Variable Importance¶
Now we take a look at the variable importance (dropout loss) for the remaining top variables.
mp_lg_train = train_explainer.model_parts(type='variable_importance')
mp_lg_test = test_explainer.model_parts(type='variable_importance')
mp_lg_train.plot(mp_lg_test)
For both sets the same 8 first variables show roughly the same dropout loss. After these the variable importance changes between the both sets:
- Within the Train Set the number of transactions before card issuance and the account age seem to play a bigger role than for the Test partition.
- Within the Test partition the number of transactions in the first month of the rollup window and the withdrawal happening in the 9th month before issuance play a larger role.
Partial Dependence¶
Each following subplot shows the partial dependence for both the train set (green line) and the test set (blue line). The Partial Dependence shows the consistency of the model's learned relationships across both datasets for the reduced Logistic Regression model. The PDPs can show how changes in each variable, while keeping others constant, influence the predicted outcome.
pd_lr_train = train_explainer.model_profile(center='mean')
pd_lr_test = test_explainer.model_profile(center='mean')
pd_lr_train.plot(pd_lr_test)
Calculating ceteris paribus: 100%|██████████| 20/20 [00:00<00:00, 79.78it/s] Calculating ceteris paribus: 100%|██████████| 20/20 [00:00<00:00, 171.77it/s]
Both within the test and train partition the Partial Dependence for all features seems to have very similar structure. Most variables show a linear trend, however the variables credit_month_mean (Mean of Credit amount during the Rollup Window) and credit_month_sum (Sum of Credit amount during the Rollup Window) show a more squished together sigmoid function where high credit statistics lead to a more likely prediction of 1 (has_card=True).

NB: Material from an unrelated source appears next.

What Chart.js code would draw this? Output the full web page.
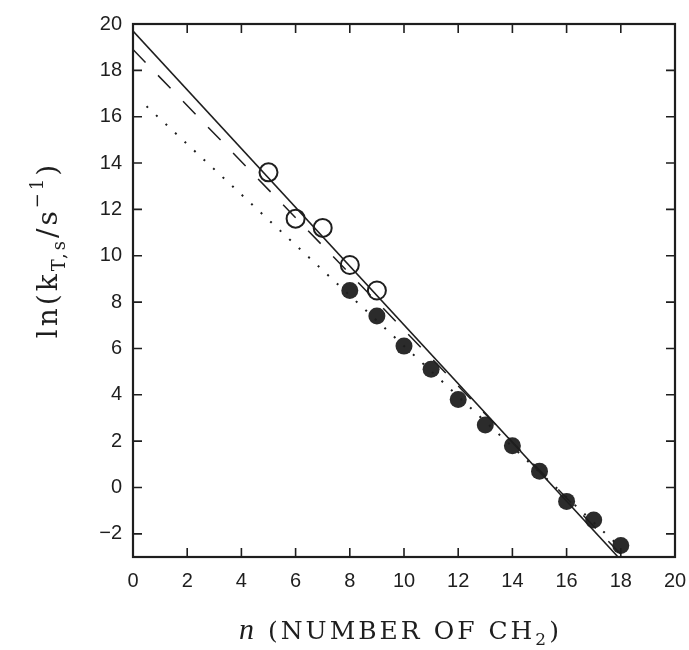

The volume-related statistics (except for pre_card_volume_min) on the other hand, show the opposite: The higher the volume stats, the less likely the model is to predict a customer having a card.
account_ids = [14, 18]
selected_clients = client_df[client_df['account_id'].isin(account_ids)]
for account_id in account_ids:
client = selected_clients[selected_clients['account_id'] == account_id]
va_expl = train_explainer.predict_parts(client[rfe_selected_columns], type='shap', label=f'Account {account_id}')
va_expl.plot()
Comparing the SHAP plots for Account 14 and Account 18, we can observe distinct differences in the feature contributions. For Account 14, the largest negative contributor is volume_month_sum (-0.797), while for Account 18, it is also volume_month_sum (-0.52), but with a slightly lesser impact. Both accounts see significant positive contributions from volume_month_diff_7 (+0.297 for Account 14) and volume_month_mean (+0.32 for Account 18). Additionally, Account 18's positive contributions are more distributed, with credit_month_sum and volume_last_quarter_std also playing significant roles, while Account 14 has fewer strongly positive features. Overall, Account 18 has a more balanced distribution of feature impacts compared to Account 14.
Conclusive Value of the Final Model¶
The final card purchase prediction model shows meaningful improvement for targeting potential buyers. The results show that for the top 20% of the customer sample, the success rate can almost be doubled compared to a 50/50 baseline. By focusing on the key factors like transaction volume and credit amounts, more precise market strategies can be launched.
In short, the new model shows appropriate robustness that will improve the banks ability to connect with the right customers with the right card offers.